## RECORD EXCERPTS
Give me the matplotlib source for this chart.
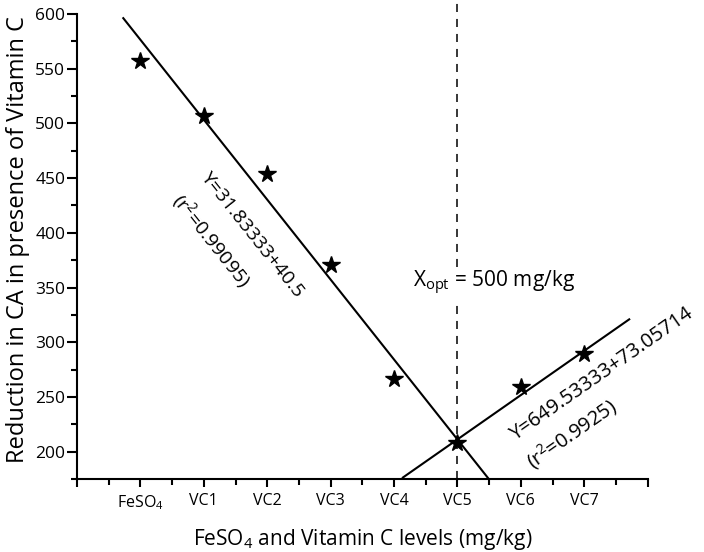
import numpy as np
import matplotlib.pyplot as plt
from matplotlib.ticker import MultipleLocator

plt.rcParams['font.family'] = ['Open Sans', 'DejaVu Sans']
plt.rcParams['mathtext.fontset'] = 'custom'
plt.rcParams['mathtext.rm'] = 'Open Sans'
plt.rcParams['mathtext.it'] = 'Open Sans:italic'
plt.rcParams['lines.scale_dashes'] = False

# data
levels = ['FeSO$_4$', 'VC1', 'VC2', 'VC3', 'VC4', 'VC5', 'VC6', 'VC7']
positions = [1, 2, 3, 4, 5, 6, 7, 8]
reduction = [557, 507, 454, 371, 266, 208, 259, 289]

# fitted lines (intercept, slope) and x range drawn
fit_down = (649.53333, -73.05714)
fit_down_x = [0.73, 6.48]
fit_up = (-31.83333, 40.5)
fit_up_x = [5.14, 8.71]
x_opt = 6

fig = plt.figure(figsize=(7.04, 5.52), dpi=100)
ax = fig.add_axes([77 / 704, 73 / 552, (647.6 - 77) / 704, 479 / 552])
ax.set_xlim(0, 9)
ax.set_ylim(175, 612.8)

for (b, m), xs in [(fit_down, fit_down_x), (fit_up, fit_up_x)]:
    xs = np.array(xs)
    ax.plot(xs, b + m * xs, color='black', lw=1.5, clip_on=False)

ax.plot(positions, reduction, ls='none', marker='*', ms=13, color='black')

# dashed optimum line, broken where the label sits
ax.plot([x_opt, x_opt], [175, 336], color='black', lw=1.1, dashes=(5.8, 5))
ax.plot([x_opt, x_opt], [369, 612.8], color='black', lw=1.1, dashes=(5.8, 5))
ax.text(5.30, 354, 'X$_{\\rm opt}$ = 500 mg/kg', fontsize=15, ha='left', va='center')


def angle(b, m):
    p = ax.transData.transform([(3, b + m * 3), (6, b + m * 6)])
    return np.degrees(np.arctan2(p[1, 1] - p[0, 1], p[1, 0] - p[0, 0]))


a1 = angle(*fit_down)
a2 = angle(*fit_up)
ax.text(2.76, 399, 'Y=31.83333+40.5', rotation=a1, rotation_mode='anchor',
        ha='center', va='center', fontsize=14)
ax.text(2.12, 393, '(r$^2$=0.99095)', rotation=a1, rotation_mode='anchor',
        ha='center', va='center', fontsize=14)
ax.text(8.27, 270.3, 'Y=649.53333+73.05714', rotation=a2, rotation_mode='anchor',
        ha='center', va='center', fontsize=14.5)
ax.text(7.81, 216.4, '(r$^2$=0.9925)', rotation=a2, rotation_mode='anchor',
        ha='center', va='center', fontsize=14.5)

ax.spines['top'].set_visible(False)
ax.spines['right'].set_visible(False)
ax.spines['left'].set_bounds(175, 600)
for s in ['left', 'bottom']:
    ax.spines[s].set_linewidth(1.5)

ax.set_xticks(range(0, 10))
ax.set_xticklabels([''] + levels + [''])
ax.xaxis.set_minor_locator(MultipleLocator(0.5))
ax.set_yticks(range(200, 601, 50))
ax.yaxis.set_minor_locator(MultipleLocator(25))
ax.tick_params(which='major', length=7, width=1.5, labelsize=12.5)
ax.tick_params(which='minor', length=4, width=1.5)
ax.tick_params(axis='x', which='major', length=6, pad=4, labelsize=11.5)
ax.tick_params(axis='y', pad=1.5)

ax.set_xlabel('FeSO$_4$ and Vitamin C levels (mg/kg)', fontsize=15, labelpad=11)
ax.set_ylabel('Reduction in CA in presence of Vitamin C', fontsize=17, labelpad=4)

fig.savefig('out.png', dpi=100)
==
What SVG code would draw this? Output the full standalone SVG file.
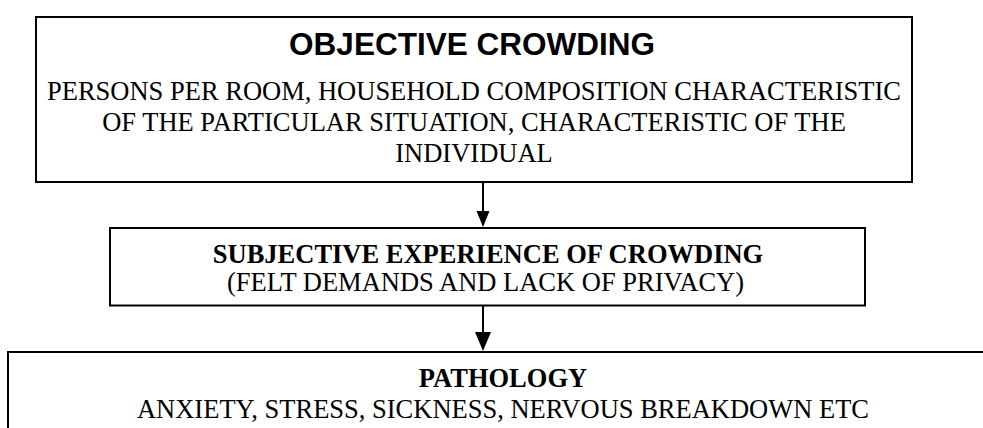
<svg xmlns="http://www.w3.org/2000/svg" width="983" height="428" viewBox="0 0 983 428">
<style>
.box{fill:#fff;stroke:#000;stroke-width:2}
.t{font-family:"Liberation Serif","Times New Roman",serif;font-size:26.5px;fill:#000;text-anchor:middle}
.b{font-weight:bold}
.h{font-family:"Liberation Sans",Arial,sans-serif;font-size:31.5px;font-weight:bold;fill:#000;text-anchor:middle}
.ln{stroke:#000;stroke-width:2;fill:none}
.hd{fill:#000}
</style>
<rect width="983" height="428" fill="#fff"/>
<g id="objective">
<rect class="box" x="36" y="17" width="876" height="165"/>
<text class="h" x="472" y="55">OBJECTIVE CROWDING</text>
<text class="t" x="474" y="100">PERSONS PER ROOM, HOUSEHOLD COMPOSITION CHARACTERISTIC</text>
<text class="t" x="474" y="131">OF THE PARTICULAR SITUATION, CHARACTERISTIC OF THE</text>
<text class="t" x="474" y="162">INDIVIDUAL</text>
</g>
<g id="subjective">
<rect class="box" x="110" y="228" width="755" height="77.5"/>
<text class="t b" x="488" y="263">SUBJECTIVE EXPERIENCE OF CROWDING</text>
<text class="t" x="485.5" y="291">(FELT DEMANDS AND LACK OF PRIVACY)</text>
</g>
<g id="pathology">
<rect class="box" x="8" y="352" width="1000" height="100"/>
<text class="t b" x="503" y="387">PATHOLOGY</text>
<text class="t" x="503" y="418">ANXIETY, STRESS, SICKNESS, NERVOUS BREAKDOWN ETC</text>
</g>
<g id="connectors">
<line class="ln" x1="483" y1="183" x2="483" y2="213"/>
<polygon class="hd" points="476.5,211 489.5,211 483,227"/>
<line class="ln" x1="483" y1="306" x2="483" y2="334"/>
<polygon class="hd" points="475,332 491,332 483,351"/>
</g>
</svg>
--
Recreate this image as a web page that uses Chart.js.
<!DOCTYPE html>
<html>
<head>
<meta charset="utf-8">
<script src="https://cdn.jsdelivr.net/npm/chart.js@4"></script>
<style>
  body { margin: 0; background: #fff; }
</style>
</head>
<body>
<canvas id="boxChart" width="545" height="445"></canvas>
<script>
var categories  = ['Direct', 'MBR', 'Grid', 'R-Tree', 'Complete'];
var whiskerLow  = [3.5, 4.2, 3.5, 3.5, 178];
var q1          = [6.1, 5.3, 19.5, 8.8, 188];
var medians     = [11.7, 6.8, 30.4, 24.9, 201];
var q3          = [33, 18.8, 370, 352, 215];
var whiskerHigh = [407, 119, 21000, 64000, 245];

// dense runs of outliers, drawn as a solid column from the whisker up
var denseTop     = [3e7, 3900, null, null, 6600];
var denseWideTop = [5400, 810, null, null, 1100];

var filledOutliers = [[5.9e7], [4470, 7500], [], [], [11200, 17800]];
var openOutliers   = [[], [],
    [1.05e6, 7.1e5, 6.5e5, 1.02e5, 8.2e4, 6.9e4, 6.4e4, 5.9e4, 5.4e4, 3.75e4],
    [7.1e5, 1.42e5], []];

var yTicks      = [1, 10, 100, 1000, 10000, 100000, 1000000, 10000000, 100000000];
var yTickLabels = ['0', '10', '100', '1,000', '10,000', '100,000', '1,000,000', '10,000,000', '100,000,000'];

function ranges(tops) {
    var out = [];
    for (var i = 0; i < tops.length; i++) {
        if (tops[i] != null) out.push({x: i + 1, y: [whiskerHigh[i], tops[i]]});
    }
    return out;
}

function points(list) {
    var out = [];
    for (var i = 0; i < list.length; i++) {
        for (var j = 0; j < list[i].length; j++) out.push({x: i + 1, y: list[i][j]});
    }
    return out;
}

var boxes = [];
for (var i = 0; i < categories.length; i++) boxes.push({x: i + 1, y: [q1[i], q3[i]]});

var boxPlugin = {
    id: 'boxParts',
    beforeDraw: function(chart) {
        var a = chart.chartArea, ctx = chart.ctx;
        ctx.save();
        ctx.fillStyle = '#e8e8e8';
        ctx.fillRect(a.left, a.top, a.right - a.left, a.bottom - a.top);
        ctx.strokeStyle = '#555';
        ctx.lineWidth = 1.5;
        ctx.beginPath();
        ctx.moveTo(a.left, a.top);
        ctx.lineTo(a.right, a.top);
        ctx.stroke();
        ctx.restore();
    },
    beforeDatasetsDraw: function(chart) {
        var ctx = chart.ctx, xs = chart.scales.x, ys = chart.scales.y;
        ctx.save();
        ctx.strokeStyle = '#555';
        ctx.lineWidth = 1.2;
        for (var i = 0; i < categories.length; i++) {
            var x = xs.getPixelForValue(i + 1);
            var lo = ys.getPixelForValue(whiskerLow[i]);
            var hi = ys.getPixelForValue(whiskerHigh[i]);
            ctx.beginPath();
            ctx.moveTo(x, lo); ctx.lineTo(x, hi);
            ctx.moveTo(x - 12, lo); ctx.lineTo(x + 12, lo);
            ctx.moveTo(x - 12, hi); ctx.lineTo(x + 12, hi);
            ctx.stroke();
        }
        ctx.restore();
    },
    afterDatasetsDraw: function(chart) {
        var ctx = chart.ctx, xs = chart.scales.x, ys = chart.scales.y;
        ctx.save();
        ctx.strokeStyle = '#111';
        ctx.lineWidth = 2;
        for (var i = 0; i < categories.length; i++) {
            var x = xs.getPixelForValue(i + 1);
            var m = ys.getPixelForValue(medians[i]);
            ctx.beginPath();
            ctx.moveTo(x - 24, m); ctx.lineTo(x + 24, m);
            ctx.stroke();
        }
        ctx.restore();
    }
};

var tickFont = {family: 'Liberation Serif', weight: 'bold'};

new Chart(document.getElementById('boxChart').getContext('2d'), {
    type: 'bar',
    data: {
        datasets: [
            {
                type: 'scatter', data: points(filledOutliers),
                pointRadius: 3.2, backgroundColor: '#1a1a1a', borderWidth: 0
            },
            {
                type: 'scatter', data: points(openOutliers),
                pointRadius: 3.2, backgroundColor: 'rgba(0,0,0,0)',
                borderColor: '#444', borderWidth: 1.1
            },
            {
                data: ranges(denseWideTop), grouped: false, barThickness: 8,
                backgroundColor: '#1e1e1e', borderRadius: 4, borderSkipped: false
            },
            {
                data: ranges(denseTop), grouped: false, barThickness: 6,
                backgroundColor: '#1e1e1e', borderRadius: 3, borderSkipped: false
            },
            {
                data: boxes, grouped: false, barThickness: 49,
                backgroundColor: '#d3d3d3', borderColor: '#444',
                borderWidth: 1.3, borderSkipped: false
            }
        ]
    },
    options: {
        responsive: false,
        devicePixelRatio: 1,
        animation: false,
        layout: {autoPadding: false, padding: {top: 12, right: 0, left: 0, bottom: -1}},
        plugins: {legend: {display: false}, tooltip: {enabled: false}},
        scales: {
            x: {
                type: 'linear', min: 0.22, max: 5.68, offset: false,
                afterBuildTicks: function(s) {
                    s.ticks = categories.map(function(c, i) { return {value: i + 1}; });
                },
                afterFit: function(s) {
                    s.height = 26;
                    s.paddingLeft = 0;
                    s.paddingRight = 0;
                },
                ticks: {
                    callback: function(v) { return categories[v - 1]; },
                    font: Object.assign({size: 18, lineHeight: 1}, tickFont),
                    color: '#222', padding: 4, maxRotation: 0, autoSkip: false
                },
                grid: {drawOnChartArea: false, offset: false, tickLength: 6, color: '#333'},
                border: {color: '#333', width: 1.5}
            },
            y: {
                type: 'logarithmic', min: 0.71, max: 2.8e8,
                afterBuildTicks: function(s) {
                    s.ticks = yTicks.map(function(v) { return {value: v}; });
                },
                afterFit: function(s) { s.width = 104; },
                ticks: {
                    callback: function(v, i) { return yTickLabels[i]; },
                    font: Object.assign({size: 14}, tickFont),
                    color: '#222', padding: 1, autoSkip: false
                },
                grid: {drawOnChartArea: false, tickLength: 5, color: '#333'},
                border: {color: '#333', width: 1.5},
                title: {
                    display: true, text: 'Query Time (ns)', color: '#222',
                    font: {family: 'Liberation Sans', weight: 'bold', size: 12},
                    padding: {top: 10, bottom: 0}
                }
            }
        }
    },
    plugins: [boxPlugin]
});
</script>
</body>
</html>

## TASK DETAILS
Each line holding "this" must be found and copied.

## ANSWER TO THE TASK
Give me the matplotlib source for this chart.
What SVG code would draw this? Output the full standalone SVG file.
Recreate this image as a web page that uses Chart.js.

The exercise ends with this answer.